TikTok, 59% of videos are AI Slop, 'garbage' generated by AI. The situation improves on YouTube
The 59% of videos displayed to a newly created TikTok account turned out to be AI slop, low-quality content generated by artificial intelligence. This was revealed by a report from Kapwing, a video editing platform that reviewed over 10,000 TikTok videos distributed across 20 different categories. On YouTube, the same phenomenon affected 21% of the content analyzed in a previous report by the same company, used as a reference for cross-comparison between the two platforms: a ratio of nearly three to one against TikTok.
To arrive at these findings, Kapwing conducted two separate analyses. The first covered 10,742 videos across 20 popular categories on the platform. The second isolated the first 500 videos shown on the For You page of an account created from scratch, with the same test repeated on YouTube for a direct comparison: 294 out of 500 videos on TikTok were considered AI slop, compared to 104 out of 500 for YouTube Shorts.
TikTok serves new accounts a lot of 'garbage' made by AI
The most critical data concerns children's content. In the Kids category of TikTok, 57% of the 2,000 analyzed videos fall under the definition of AI slop, the highest percentage among all categories.
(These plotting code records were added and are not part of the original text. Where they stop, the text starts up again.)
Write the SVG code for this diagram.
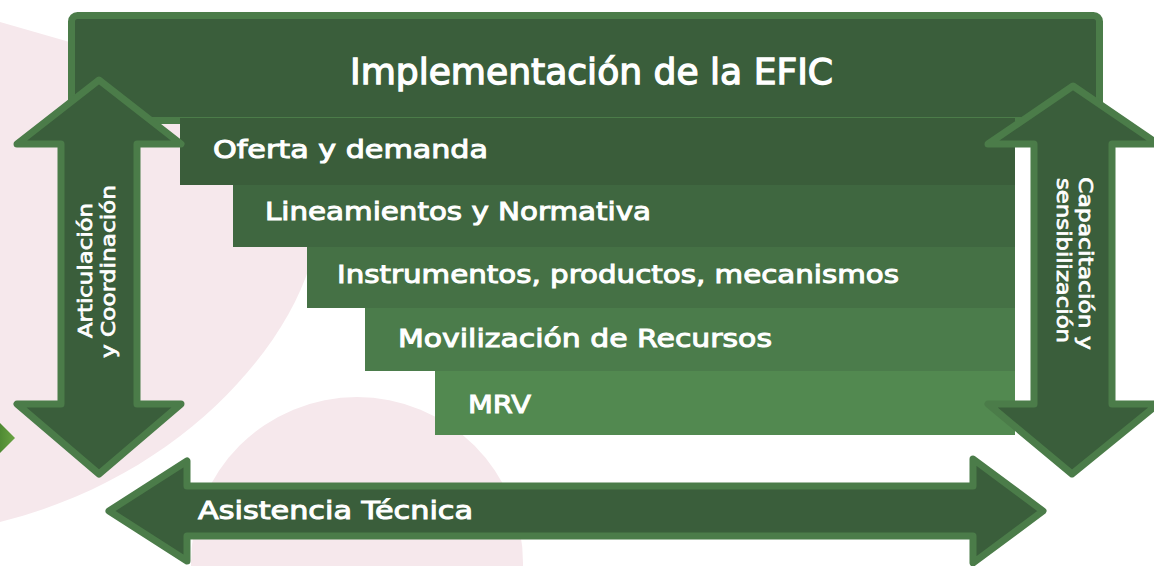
<svg xmlns="http://www.w3.org/2000/svg" width="1154" height="566" viewBox="0 0 1154 566">
  <defs>
    <style>
      .pink { fill: #f6e8ec; }
      .box { fill: #3a5e3b; stroke: #4b7c49; stroke-width: 7; stroke-linejoin: round; }
      .arrow { fill: #3a5e3b; stroke: #4b7c49; stroke-width: 7; stroke-linejoin: round; }
      .t { fill: #ffffff; stroke: #ffffff; stroke-width: 1; font-family: "DejaVu Sans", "Liberation Sans", sans-serif; font-weight: normal; }
      .title { stroke-width: 1.3; }
      .row { font-size: 25px; }
      .side { font-size: 19px; stroke-width: 0.7; }
    </style>
    <linearGradient id="tri" x1="0" y1="0" x2="1" y2="0">
      <stop offset="0" stop-color="#4f8a33"/>
      <stop offset="1" stop-color="#6aa343"/>
    </linearGradient>
  </defs>
  <rect width="1154" height="566" fill="#ffffff"/>
  <g id="background">
    <path class="pink" d="M0,22 L80,45 L330,200 L310,265 C280,360 170,480 0,522 Z"/>
    <circle class="pink" cx="357" cy="563" r="166"/>
    <polygon points="0,423 15,438 0,453" fill="url(#tri)"/>
  </g>
  <g id="title-box">
    <rect class="box" x="71.5" y="15.5" width="1028" height="105" rx="6"/>
    <text class="t title" x="350" y="84" font-size="36" textLength="483" lengthAdjust="spacingAndGlyphs">Implementación de la EFIC</text>
  </g>
  <g id="row-oferta">
    <rect x="180" y="118" width="835" height="67" fill="#3a5d3a"/>
    <text class="t row" x="213" y="158" textLength="275" lengthAdjust="spacingAndGlyphs">Oferta y demanda</text>
  </g>
  <g id="row-lineamientos">
    <rect x="233" y="185" width="782" height="62" fill="#3f6740"/>
    <text class="t row" x="265" y="220" textLength="386" lengthAdjust="spacingAndGlyphs">Lineamientos y Normativa</text>
  </g>
  <g id="row-instrumentos">
    <rect x="307" y="247" width="708" height="61" fill="#457145"/>
    <text class="t row" x="337" y="283" textLength="562" lengthAdjust="spacingAndGlyphs">Instrumentos, productos, mecanismos</text>
  </g>
  <g id="row-movilizacion">
    <rect x="365" y="308" width="650" height="63" fill="#4b7c4b"/>
    <text class="t row" x="398" y="347" textLength="374" lengthAdjust="spacingAndGlyphs">Movilización de Recursos</text>
  </g>
  <g id="row-mrv">
    <rect x="435" y="371" width="580" height="64" fill="#528950"/>
    <text class="t row" x="468" y="413" textLength="63" lengthAdjust="spacingAndGlyphs">MRV</text>
  </g>
  <g id="connectors">
    <g id="arrow-articulacion">
      <path class="arrow" d="M99,80 L181,144 L137,144 L137,404 L181,404 L99,474 L17,404 L61,404 L61,144 L17,144 Z"/>
      <text class="t side" transform="translate(92,270.5) rotate(-90)" text-anchor="middle" textLength="135" lengthAdjust="spacingAndGlyphs">Articulación</text>
      <text class="t side" transform="translate(114.5,271.5) rotate(-90)" text-anchor="middle" textLength="173" lengthAdjust="spacingAndGlyphs">y Coordinación</text>
    </g>
    <g id="arrow-capacitacion">
      <path class="arrow" d="M1073,86 L1158,144 L1112,144 L1112,404 L1158,404 L1072,474 L988,404 L1034,404 L1034,144 L988,144 Z"/>
      <text class="t side" transform="translate(1079,263.5) rotate(90)" text-anchor="middle" textLength="173" lengthAdjust="spacingAndGlyphs">Capacitación y</text>
      <text class="t side" transform="translate(1057,260.5) rotate(90)" text-anchor="middle" textLength="165" lengthAdjust="spacingAndGlyphs">sensibilización</text>
    </g>
    <g id="arrow-asistencia">
      <path class="arrow" d="M109,511 L187,461 L187,486 L973,486 L973,459 L1043,511 L973,563 L973,536 L187,536 L187,561 Z"/>
      <text class="t row" x="198" y="519" textLength="275" lengthAdjust="spacingAndGlyphs">Asistencia Técnica</text>
    </g>
  </g>
</svg>
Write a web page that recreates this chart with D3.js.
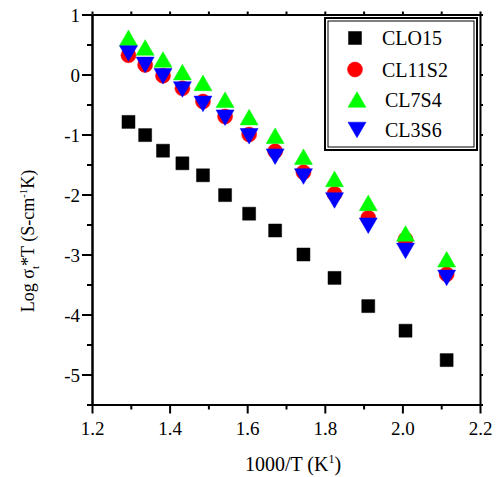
<!DOCTYPE html>
<html>
<head>
<meta charset="utf-8">
<script src="https://cdn.jsdelivr.net/npm/d3@7"></script>
<style>
  html, body { margin: 0; padding: 0; background: #fff; }
  svg { display: block; }
  svg text { font-family: "Liberation Serif", "Times New Roman", serif !important; fill: #000; }
</style>
</head>
<body>
<svg id="chart" width="497" height="477"></svg>
<script>
// ---- data ----
const xValues = [1.294, 1.337, 1.383, 1.433, 1.486, 1.543, 1.605, 1.672, 1.745, 1.825, 1.912, 2.008, 2.114];
const CLO15  = [-0.79, -1.01, -1.27, -1.48, -1.68, -2.01, -2.32, -2.60, -3.00, -3.39, -3.86, -4.27, -4.76];
const CL11S2 = [0.32, 0.16, -0.02, -0.23, -0.45, -0.70, -1.00, -1.28, -1.63, -1.99, -2.39, -2.75, -3.33];
const CL7S4  = [0.61, 0.45, 0.25, 0.04, -0.14, -0.42, -0.71, -1.02, -1.37, -1.74, -2.14, -2.65, -3.08];
const CL3S6  = [0.35, 0.16, -0.03, -0.25, -0.49, -0.72, -1.03, -1.37, -1.70, -2.10, -2.52, -2.94, -3.39];
const seriesNames = ["CLO15", "CL11S2", "CL7S4", "CL3S6"];
const xTicks = [1.2, 1.4, 1.6, 1.8, 2.0, 2.2];
const xTickLabels = ["1.2", "1.4", "1.6", "1.8", "2.0", "2.2"];
const xMinorTicks = [1.3, 1.5, 1.7, 1.9, 2.1];
const yTicks = [1, 0, -1, -2, -3, -4, -5];
const yTickLabels = ["1", "0", "-1", "-2", "-3", "-4", "-5"];
const yMinorTicks = [0.5, -0.5, -1.5, -2.5, -3.5, -4.5, -5.5];

const seriesData = [CLO15, CL11S2, CL7S4, CL3S6];
const colors = ["#000000", "#ff0000", "#00ff00", "#0000ff"];
const shapes = ["square", "circle", "up", "down"];

const svg = d3.select("#chart");
const L = 92, R = 480, T = 14.5, B = 404.5;
const x = d3.scaleLinear().domain([1.2, 2.2]).range([L, R]);
const y = d3.scaleLinear().domain([-5.5, 1]).range([B, T]);

function symbolPath(shape) {
  if (shape === "square") return "M-6.5,-6.5H6.5V6.5H-6.5Z";
  if (shape === "circle") return "M-7.5,0A7.5,7.5 0 1,0 7.5,0A7.5,7.5 0 1,0 -7.5,0Z";
  const h = 15.6, w = 9;
  if (shape === "up") return `M0,${-h/2}L${w},${h/2}L${-w},${h/2}Z`;
  return `M0,${h/2}L${w},${-h/2}L${-w},${-h/2}Z`;
}

// ---- axes ----
const FONT = '"Liberation Serif", "Times New Roman", serif';
const axB = d3.axisBottom(x).tickValues(xTicks).tickFormat((d, i) => xTickLabels[i]).tickSize(9).tickSizeOuter(0);
const axBm = d3.axisBottom(x).tickValues(xMinorTicks).tickFormat("").tickSize(5).tickSizeOuter(0);
const axL = d3.axisLeft(y).tickValues(yTicks).tickFormat((d, i) => yTickLabels[i]).tickSize(10).tickSizeOuter(0);
const axLm = d3.axisLeft(y).tickValues(yMinorTicks).tickFormat("").tickSize(5).tickSizeOuter(0);
const axT = d3.axisTop(x).tickValues(xTicks.concat(xMinorTicks)).tickFormat("").tickSize(3).tickSizeOuter(0);
const axR = d3.axisRight(y).tickValues(yTicks.concat(yMinorTicks)).tickFormat("").tickSize(3).tickSizeOuter(0);

function style(g, fs) {
  g.attr("font-family", FONT).attr("font-size", fs);
  g.selectAll(".domain").attr("stroke", "#000").attr("stroke-width", 2);
  g.selectAll(".tick line").attr("stroke", "#000").attr("stroke-width", 2);
  g.selectAll(".tick text").attr("font-family", FONT).attr("font-size", fs).attr("fill", "#000");
}

svg.append("g").attr("transform", `translate(0,${B})`).call(axBm).call(g => style(g, 19));
svg.append("g").attr("transform", `translate(0,${B})`).call(axB).call(g => style(g, 19))
  .selectAll(".tick text").attr("dy", "0.95em").attr("y", 12);
svg.append("g").attr("transform", `translate(${L},0)`).call(axLm).call(g => style(g, 19));
svg.append("g").attr("transform", `translate(${L},0)`).call(axL).call(g => style(g, 19))
  .selectAll(".tick text").attr("x", -12).attr("dy", "0.35em");
svg.append("g").attr("transform", `translate(0,${T})`).call(axT).call(g => style(g, 19));
svg.append("g").attr("transform", `translate(${R},0)`).call(axR).call(g => style(g, 19));

// ---- data marks ----
seriesData.forEach((vals, i) => {
  svg.append("g").selectAll("path").data(vals).join("path")
    .attr("d", symbolPath(shapes[i]))
    .attr("transform", (d, j) => `translate(${x(xValues[j])},${y(d)})`)
    .attr("fill", colors[i])
    .attr("stroke", colors[i]).attr("stroke-width", 0.5);
});

// ---- legend ----
const lg = svg.append("g");
lg.append("rect").attr("x", 325).attr("y", 18).attr("width", 152).attr("height", 132)
  .attr("fill", "#fff").attr("stroke", "#000").attr("stroke-width", 2);
lg.append("rect").attr("x", 328).attr("y", 21).attr("width", 146).attr("height", 126)
  .attr("fill", "none").attr("stroke", "#000").attr("stroke-width", 1);
const legendY = [38, 69.5, 99.5, 130];
seriesNames.forEach((name, i) => {
  lg.append("path").attr("d", symbolPath(shapes[i]))
    .attr("transform", `translate(${i < 2 ? 355 : 357},${legendY[i]})`)
    .attr("fill", colors[i]).attr("stroke", colors[i]).attr("stroke-width", 0.5);
  lg.append("text").attr("x", i < 2 ? 382 : 385).attr("y", legendY[i] + 7)
    .style("font-size", "20px").text(name);
});

// ---- axis titles ----
const xt = svg.append("text").attr("x", 293).attr("y", 471).attr("text-anchor", "middle").style("font-size", "20px");
xt.append("tspan").text("1000/T (K");
xt.append("tspan").attr("dy", -8).style("font-size", "12px").text("1");
xt.append("tspan").attr("dy", 8).text(")");

const yt = svg.append("text").attr("transform", "translate(34,241) rotate(-90)").attr("text-anchor", "middle").style("font-size", "18px");
yt.append("tspan").text("Log σ");
yt.append("tspan").attr("dy", 5).style("font-size", "11px").text("t");
yt.append("tspan").attr("dy", -5).text("*T (S-cm");
yt.append("tspan").attr("dy", -7).style("font-size", "11px").text("-1");
yt.append("tspan").attr("dy", 7).text("K)");
</script>
</body>
</html>
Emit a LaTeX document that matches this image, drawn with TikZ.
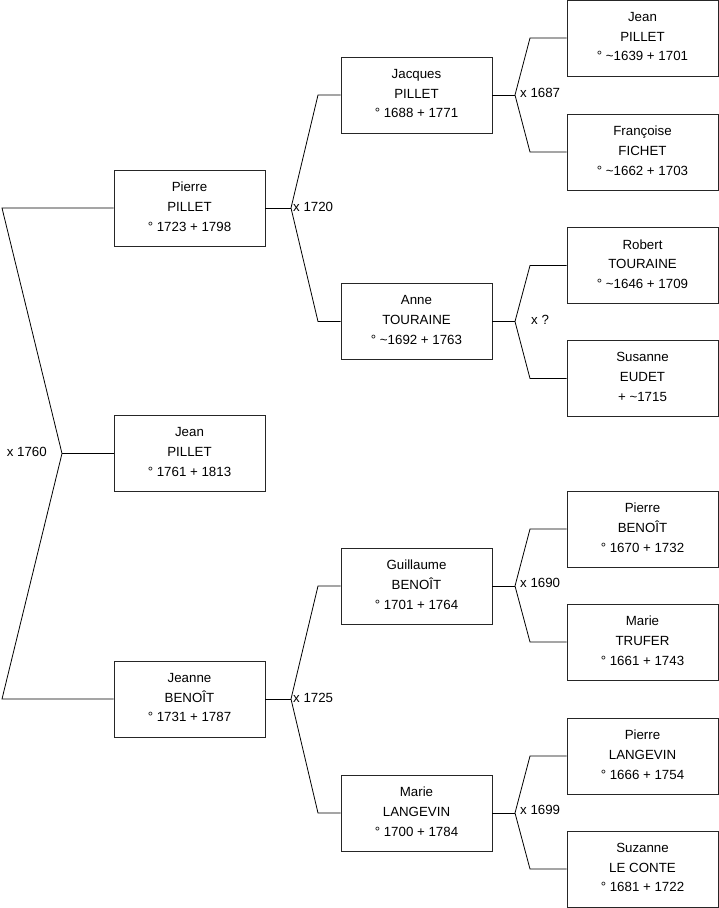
\documentclass[tikz,border=0pt]{standalone}
\usepackage{fontspec}
\setmainfont{Liberation Sans}
\begin{document}
\begin{tikzpicture}[x=1pt,y=-1pt,
  person/.style={draw=black!85, line width=0.8pt, minimum width=151pt, minimum height=76pt, inner sep=0pt, text depth=3pt, align=center, font=\fontsize{13.3}{19.8}\selectfont},
  marr/.style={inner sep=0pt, font=\fontsize{13.3}{15}\selectfont},
  link/.style={draw=black, line width=0.8pt}]
\useasboundingbox (0,0) rectangle (719,908);
% generation 1
\node[person] (pierre) at (189.5,208) {Pierre\\PILLET\\° 1723 + 1798};
\node[person] (jean) at (189.5,453.5) {Jean\\PILLET\\° 1761 + 1813};
\node[person] (jeanne) at (189.5,699) {Jeanne\\BENOÎT\\° 1731 + 1787};
% generation 2
\node[person] (jacques) at (416.5,95) {Jacques\\PILLET\\° 1688 + 1771};
\node[person] (anne) at (416.5,321.5) {Anne\\TOURAINE\\° \textasciitilde1692 + 1763};
\node[person] (guillaume) at (416.5,586) {Guillaume\\BENOÎT\\° 1701 + 1764};
\node[person] (marie) at (416.5,813) {Marie\\LANGEVIN\\° 1700 + 1784};
% generation 3
\node[person] (jeanp) at (642.5,38) {Jean\\PILLET\\° \textasciitilde1639 + 1701};
\node[person] (francoise) at (642.5,152) {Françoise\\FICHET\\° \textasciitilde1662 + 1703};
\node[person] (robert) at (642.5,265.5) {Robert\\TOURAINE\\° \textasciitilde1646 + 1709};
\node[person] (susanne) at (642.5,378.5) {Susanne\\EUDET\\+ \textasciitilde1715};
\node[person] (pierreb) at (642.5,529) {Pierre\\BENOÎT\\° 1670 + 1732};
\node[person] (marieb) at (642.5,642) {Marie\\TRUFER\\° 1661 + 1743};
\node[person] (pierrel) at (642.5,756) {Pierre\\LANGEVIN\\° 1666 + 1754};
\node[person] (suzanne) at (642.5,869) {Suzanne\\LE CONTE\\° 1681 + 1722};
% fork coordinates
\coordinate (f0) at (62,453.5);
\coordinate (f0a) at (2,208);
\coordinate (f0b) at (2,699);
\coordinate (f1) at (291,208);
\coordinate (f1a) at (318,95);
\coordinate (f1b) at (318,321.5);
\coordinate (f2) at (291,699);
\coordinate (f2a) at (318,586);
\coordinate (f2b) at (318,813);
\coordinate (f3) at (515,95);
\coordinate (f3a) at (530,38);
\coordinate (f3b) at (530,152);
\coordinate (f4) at (515,321.5);
\coordinate (f4a) at (530,265.5);
\coordinate (f4b) at (530,378.5);
\coordinate (f5) at (515,586);
\coordinate (f5a) at (530,529);
\coordinate (f5b) at (530,642);
\coordinate (f6) at (515,813);
\coordinate (f6a) at (530,756);
\coordinate (f6b) at (530,869);
% connectors
\draw[link] (jean.west) -- (f0);
\draw[link] (pierre.west) -- (f0a) -- (f0) -- (f0b) -- (jeanne.west);
\draw[link] (pierre.east) -- (f1);
\draw[link] (jacques.west) -- (f1a) -- (f1) -- (f1b) -- (anne.west);
\draw[link] (jeanne.east) -- (f2);
\draw[link] (guillaume.west) -- (f2a) -- (f2) -- (f2b) -- (marie.west);
\draw[link] (jacques.east) -- (f3);
\draw[link] (jeanp.west) -- (f3a) -- (f3) -- (f3b) -- (francoise.west);
\draw[link] (anne.east) -- (f4);
\draw[link] (robert.west) -- (f4a) -- (f4) -- (f4b) -- (susanne.west);
\draw[link] (guillaume.east) -- (f5);
\draw[link] (pierreb.west) -- (f5a) -- (f5) -- (f5b) -- (marieb.west);
\draw[link] (marie.east) -- (f6);
\draw[link] (pierrel.west) -- (f6a) -- (f6) -- (f6b) -- (suzanne.west);
% marriage labels
\node[marr, anchor=east] (m0) at (47,452) {x 1760};
\node[marr, anchor=west] (m1) at (293,207) {x 1720};
\node[marr, anchor=west] (m2) at (293,698) {x 1725};
\node[marr, anchor=west] (m3) at (520,93) {x 1687};
\node[marr, anchor=west] (m4) at (531,320) {x ?};
\node[marr, anchor=west] (m5) at (520,583) {x 1690};
\node[marr, anchor=west] (m6) at (520,810) {x 1699};
\end{tikzpicture}
\end{document}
The tag #cartoonkids reaches 97%, while #cartoons and #babysong both stand at 83%, and #forkids at 79%. After children's content, the most affected categories are science and education, health, and history, all at 33-35%: subjects where illustrations and voiceovers often replace the real presence of a person in front of the camera.
Conversely, categories where the physical presence of the poster counts record the lowest rates: fashion at 1.3%, music at 1.5%, fitness at 1.6%. The data suggests that generative AI still struggles to replace content that requires direct demonstration or personal recognition, while it takes over where a synthetic voice over illustrative images is sufficient.
The actual number of synthetic content is probably higher than what was recorded: Kapwing only counted scripts and voiceovers that were "clearly" generated by AI, leaving out more ambiguous cases where the line between assisted editing and full generation is less clear. TikTok, for its part, had already labeled 1.3 billion videos as AI-generated by November of the previous year to the report, indicating that the phenomenon does not even surprise the platform.
One variable plays in favor of users: the highest rates of AI slop concern accounts without any viewing history at all. Training the algorithm with targeted interactions reduces the amount of synthetic content shown, but the mechanism remains the same on both platforms: rewarding the volume of publication ends up incentivizing those who produce synthetic content on a large scale, at the expense of those who continue to film in front of a camera.